Having avoided participation in foreign interventions, and with a formerly relatively settled Muslim population, mostly from Turkey, Germany has never been the target of a large-scale Islamist terror attack.
However, the government loosely estimates that over 800 German residents have traveled to Syria and Iraq to fight for Islamic State (IS, formerly ISIS/ISIL), 300 of which have returned “battle-hardened and completely brutalized,” according to the report. Federal police say that it is currently monitoring 420 suspected terrorists inside the country.
Germany has welcomed more than one million visa-less migrants in the past 12 months, a plurality of whom are from Syria. Many of them have passports that cannot be verified or have no identifying documents at all. It is known that several of the Paris attackers, who were all EU citizens, slipped back into Europe among the throngs of refugees using forged papers.

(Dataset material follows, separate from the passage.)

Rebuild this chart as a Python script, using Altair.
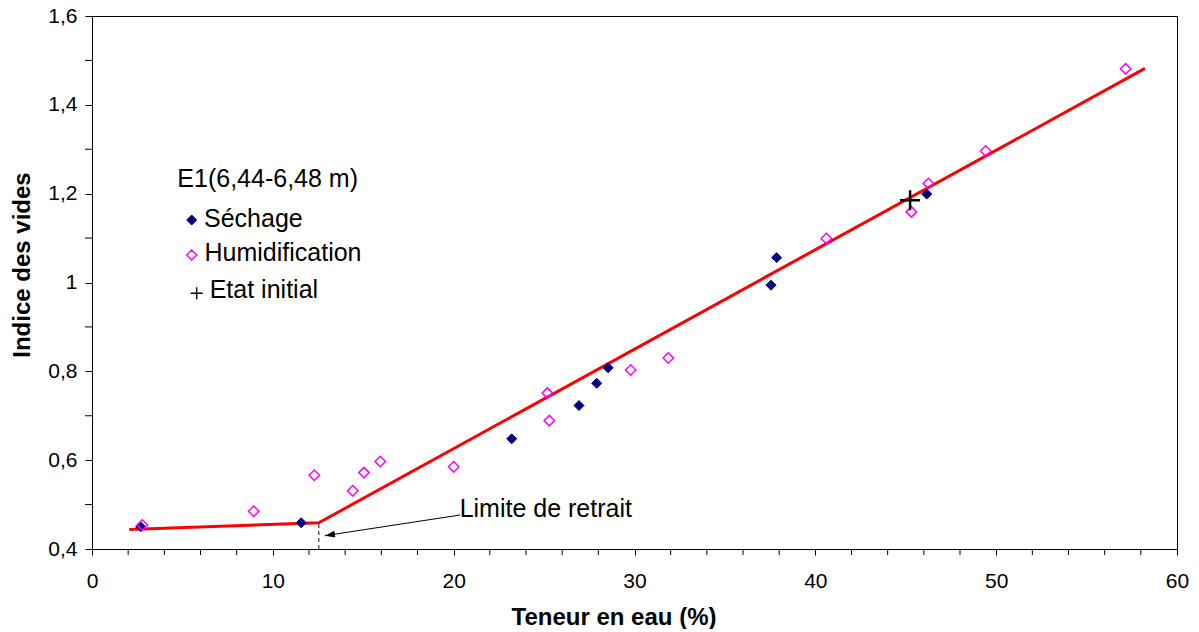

Hans-Georg Maassen, the head of the Federal Office for the Protection of the Constitution, the country’s internal security agency, said in an interview with RBB-Inforadio on Thursday, that Germany will be unveiling a new, more nuanced risk management framework for dealing with potential terrorist threats in the coming months.
“In the future, it may not always be ‘lights-on’ or ‘lights-off,’ it may be more a dimmer switch. Security measures may have to be strengthened at public events, such as football matches, rather than see them being cancelled. Other countries have coped with the problem,” said Maassen.